Design of chiral plasmonic metamaterials based on interpretable deep learning

Chiral plasmonic metamaterials can amplify chiral signals, resulting in circular dichroism (CD) responses that are several orders of magnitude far beyond those of nature. However, the design process of chiral plasmonic metamaterials based on conventional methods is time-consuming. In recent years, the combination of deep learning (DL) and nanophotonics have accelerated the design of nanophotonic devices. Here, we construct the fully connected neural network model for the forward prediction and inverse design of chiral plasmonic metamaterials structures and introduce the permutation importance approach to optimize the model and increase its interpretability.
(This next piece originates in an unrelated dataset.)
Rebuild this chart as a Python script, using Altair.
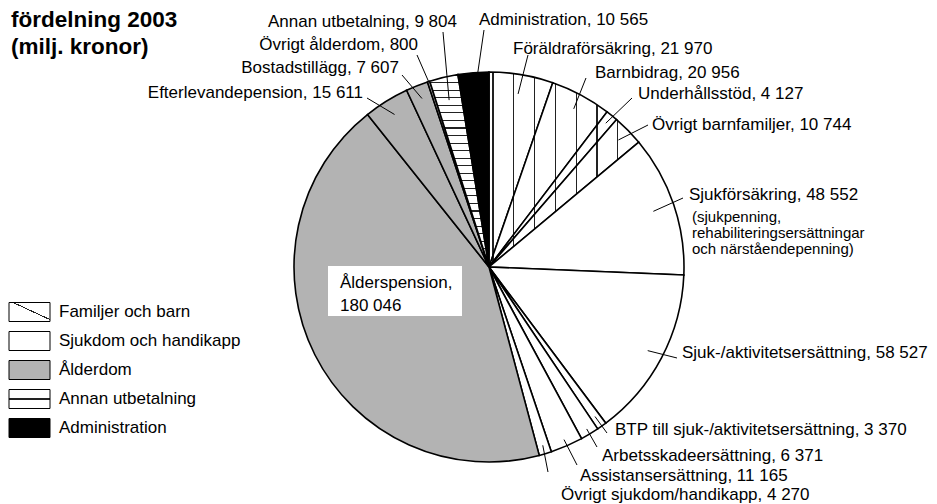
import math
import altair as alt
import pandas as pd

# ---------------- data ----------------
NAMES = ["Föräldraförsäkring", "Barnbidrag", "Underhållsstöd", "Övrigt barnfamiljer",
         "Sjukförsäkring", "Sjuk-/aktivitetsersättning", "BTP till sjuk-/aktivitetsersättning",
         "Arbetsskadeersättning", "Assistansersättning", "Övrigt sjukdom/handikapp",
         "Ålderspension", "Efterlevandepension", "Bostadstillägg", "Övrigt ålderdom",
         "Annan utbetalning", "Administration"]
VALUES = [21970, 20956, 4127, 10744, 48552, 58527, 3370, 6371, 11165, 4270,
          180046, 15611, 7607, 800, 9804, 10565]
GROUP_OF = [0, 0, 0, 0, 1, 1, 1, 1, 1, 1, 2, 2, 2, 2, 3, 4]
GROUPS = ["Familjer och barn", "Sjukdom och handikapp", "Ålderdom",
          "Annan utbetalning", "Administration"]
TITLE = ["fördelning 2003", "(milj. kronor)"]
SJUK_NOTE = ["(sjukpenning,", "rehabiliteringsersättningar", "och närståendepenning)"]

# ---------------- layout / style ----------------
W, H, OFF = 921, 496, 8          # plot size, page margin
CX, CY, R = 489, 267, 195         # pie centre / radius (page px)
FONT = "Liberation Sans"
GRAY = "#b3b3b3"
LABEL_SIZE, NOTE_SIZE, TITLE_SIZE = 17, 15, 22.5

# label anchor (x, y, align) per slice, page px
LABEL_POS = [(513, 49, "left"), (595, 73, "left"), (638, 94, "left"), (652, 125, "left"),
             (689, 195, "left"), (682, 353, "left"), (615, 430, "left"), (602, 456, "left"),
             (580, 476, "left"), (561, 495, "left"), (340, 283, "left"), (363, 93, "right"),
             (399, 68, "right"), (418, 45, "right"), (457, 22, "right"), (479, 20, "left")]
LEADER_OUT = [(528, 55), (586, 78), (632, 98), (648, 125), (683, 198), (677, 358),
              (607, 433), (597, 447), (577, 465), (548, 472), None, (367, 98),
              (402, 75), (417, 55), (443, 32), (484, 30)]
LEADER_RIN = [0.90, 0.92, 0.95, 0.93, 0.89, 0.92, 0.94, 0.97, 0.965, 0.955, 0,
              0.92, 0.93, 1.0, 0.88, 0.90]
NOTE_X, NOTE_Y0, NOTE_STEP = 692, 217, 16
ALDER_BOX = (328, 266, 462, 316)
ALDER_LINE_STEP = 23
TITLE_X, TITLE_Y0, TITLE_STEP = 11, 20, 27
LEG_X0, LEG_X1, LEG_TX, LEG_Y0, LEG_STEP, LEG_H = 9, 50, 59, 312, 29, 19
VSTRIPE = (493.0, 20.8, 1.3)      # origin, spacing, width  (family hatch)
HSTRIPE = (82.7, 7.55, 1.1)       # origin, spacing, width  (annan hatch)

TOTAL = sum(VALUES)


def fmt(v):
    return f"{v:,}".replace(",", " ")


def wedge_bbox(a0, a1):
    pts = [(0.0, 0.0)]
    n = 720
    for k in range(n + 1):
        a = math.radians(a0 + (a1 - a0) * k / n)
        pts.append((R * math.sin(a), -R * math.cos(a)))
    xs = [CX + p[0] for p in pts]
    ys = [CY + p[1] for p in pts]
    return min(xs), max(xs), min(ys), max(ys)


def stripe_stops(lo, hi, origin, spacing, lw, color="#222222", bg="white"):
    span = hi - lo
    stops = [alt.GradientStop(offset=0, color=bg)]
    k = math.floor((lo - origin) / spacing) - 1
    while True:
        p = origin + k * spacing
        if p - lw / 2 > hi:
            break
        a = max(0.0, (p - lw / 2 - lo) / span)
        b = min(1.0, (p + lw / 2 - lo) / span)
        if b > a and a < 1 and b > 0:
            stops += [alt.GradientStop(offset=a, color=bg), alt.GradientStop(offset=a, color=color),
                      alt.GradientStop(offset=b, color=color), alt.GradientStop(offset=b, color=bg)]
        k += 1
    stops.append(alt.GradientStop(offset=1, color=bg))
    return stops


# angles of slices (for hatch geometry only)
angles = []
acc = 0
for v in VALUES:
    angles.append((acc / TOTAL * 360, (acc + v) / TOTAL * 360))
    acc += v


def slice_fill(i):
    g = GROUP_OF[i]
    a0, a1 = angles[i]
    x0, x1, y0, y1 = wedge_bbox(a0, a1)
    if g == 0:
        o, s, w = VSTRIPE
        return alt.LinearGradient(gradient="linear", x1=0, y1=0, x2=1, y2=0,
                                  stops=stripe_stops(x0, x1, o, s, w))
    if g == 3:
        o, s, w = HSTRIPE
        return alt.LinearGradient(gradient="linear", x1=0, y1=0, x2=0, y2=1,
                                  stops=stripe_stops(y0, y1, o, s, w))
    return {1: "white", 2: GRAY, 4: "black"}[g]


slices = pd.DataFrame({
    "idx": list(range(len(NAMES))),
    "name": NAMES,
    "value": VALUES,
    "rin": LEADER_RIN,
    "ox": [p[0] if p else None for p in LEADER_OUT],
    "oy": [p[1] if p else None for p in LEADER_OUT],
})

xs = alt.Scale(domain=[OFF, OFF + W], nice=False, zero=False)
ys = alt.Scale(domain=[OFF, OFF + H], nice=False, zero=False, reverse=True)
ts = alt.Scale(domain=[0, TOTAL])

stacked = alt.Chart(slices).transform_stack(
    stack="value", groupby=[], as_=["t0", "t1"],
    sort=[alt.SortField(field="idx", order="ascending")])

layers = []
for i in range(len(NAMES)):
    layers.append(
        stacked.transform_filter(alt.datum.idx == i).mark_arc(
            radius=R, fill=slice_fill(i), stroke="black", strokeWidth=1.6
        ).encode(theta=alt.Theta("t0:Q", scale=ts), theta2="t1:Q",
                 x=alt.value(CX - OFF), y=alt.value(CY - OFF))
    )

# white box behind Ålderspension label
box = pd.DataFrame({"x": [ALDER_BOX[0]], "y": [ALDER_BOX[1]], "x2": [ALDER_BOX[2]], "y2": [ALDER_BOX[3]]})
layers.append(alt.Chart(box).mark_rect(fill="white").encode(
    x=alt.X("x:Q", scale=xs, axis=None), x2="x2:Q",
    y=alt.Y("y:Q", scale=ys, axis=None), y2="y2:Q"))

# leader lines (inner end at slice mid-angle)
layers.append(
    stacked.transform_filter("datum.rin > 0").transform_calculate(
        ang=f"PI*(datum.t0+datum.t1)/{TOTAL}",
        lx=f"{CX}+{R}*datum.rin*sin(datum.ang)",
        ly=f"{CY}-{R}*datum.rin*cos(datum.ang)",
    ).mark_rule(stroke="black", strokeWidth=1).encode(
        x=alt.X("lx:Q", scale=xs, axis=None), y=alt.Y("ly:Q", scale=ys, axis=None),
        x2="ox:Q", y2="oy:Q")
)

# labels
rows = []
for i, (n, v) in enumerate(zip(NAMES, VALUES)):
    x, y, al = LABEL_POS[i]
    if i == 10:
        rows.append({"text": n + ",", "x": x, "y": y, "align": al, "size": LABEL_SIZE})
        rows.append({"text": fmt(v), "x": x, "y": y + ALDER_LINE_STEP, "align": al, "size": LABEL_SIZE})
    else:
        rows.append({"text": f"{n}, {fmt(v)}", "x": x, "y": y, "align": al, "size": LABEL_SIZE})
for k, t in enumerate(SJUK_NOTE):
    rows.append({"text": t, "x": NOTE_X, "y": NOTE_Y0 + k * NOTE_STEP, "align": "left", "size": NOTE_SIZE})
for k, g in enumerate(GROUPS):
    rows.append({"text": g, "x": LEG_TX, "y": LEG_Y0 + k * LEG_STEP, "align": "left", "size": LABEL_SIZE})
labels = pd.DataFrame(rows)

for al in ["left", "right"]:
    layers.append(
        alt.Chart(labels).transform_filter(alt.datum.align == al).mark_text(
            align=al, baseline="middle", font=FONT, color="black"
        ).encode(x=alt.X("x:Q", scale=xs, axis=None), y=alt.Y("y:Q", scale=ys, axis=None),
                 text="text:N", size=alt.Size("size:Q", scale=None))
    )

title = pd.DataFrame({"text": TITLE, "x": [TITLE_X] * len(TITLE),
                      "y": [TITLE_Y0 + k * TITLE_STEP for k in range(len(TITLE))]})
layers.append(alt.Chart(title).mark_text(
    align="left", baseline="middle", font=FONT, fontWeight="bold", fontSize=TITLE_SIZE, color="black"
).encode(x=alt.X("x:Q", scale=xs, axis=None), y=alt.Y("y:Q", scale=ys, axis=None), text="text:N"))

# legend boxes
leg = pd.DataFrame({"k": list(range(len(GROUPS))),
                    "x": [LEG_X0] * len(GROUPS), "x2": [LEG_X1] * len(GROUPS),
                    "y": [LEG_Y0 + k * LEG_STEP - LEG_H / 2 for k in range(len(GROUPS))],
                    "y2": [LEG_Y0 + k * LEG_STEP + LEG_H / 2 for k in range(len(GROUPS))]})


def diag_stops(centers, w, color="#222222", bg="white"):
    st = [alt.GradientStop(offset=0, color=bg)]
    for c in centers:
        st += [alt.GradientStop(offset=c - w / 2, color=bg), alt.GradientStop(offset=c - w / 2, color=color),
               alt.GradientStop(offset=c + w / 2, color=color), alt.GradientStop(offset=c + w / 2, color=bg)]
    st.append(alt.GradientStop(offset=1, color=bg))
    return st


leg_fills = [
    alt.LinearGradient(gradient="linear", x1=0, y1=1, x2=1, y2=0, stops=diag_stops([0.55], 0.03)),
    "white",
    GRAY,
    alt.LinearGradient(gradient="linear", x1=0, y1=0, x2=0, y2=1, stops=diag_stops([0.5], 0.06)),
    "black",
]
for k in range(len(GROUPS)):
    layers.append(alt.Chart(leg).transform_filter(alt.datum.k == k).mark_rect(
        fill=leg_fills[k], stroke="black", strokeWidth=1
    ).encode(x=alt.X("x:Q", scale=xs, axis=None), x2="x2:Q",
             y=alt.Y("y:Q", scale=ys, axis=None), y2="y2:Q"))

chart = alt.layer(*layers).properties(
    width=W, height=H, padding=0, autosize=alt.AutoSizeParams(type="none"), background="white"
).configure_view(stroke=None)

chart.save("out.html", embed_options={"renderer": "svg", "actions": False})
Our experimental results show that using the peak magnitude of CD and the corresponding wavelength instead of the entire spectrum as the output in the forward prediction improves the accuracy of the peak magnitude of CD prediction, avoids the introduction of auxiliary networks, and simplifies the network structure; the permutation importance analysis shows that the gold length of the resonator is the most critical structural parameter affecting the CD response. In the inverse design, the permutation importance method helps us to make feature selections for the input of the network. By reducing 251 inputs (the whole CD spectrum) to 4 inputs (the peak magnitude of CD and the corresponding wavelength), the network can still maintain a good prediction performance and decrease the training time of the network. Our proposed method can be extended not only to other DL models to study the CD response of chiral metamaterials but also to other areas where DL is combined with metamaterials to accelerate the system optimization and design process of nanophotonic devices.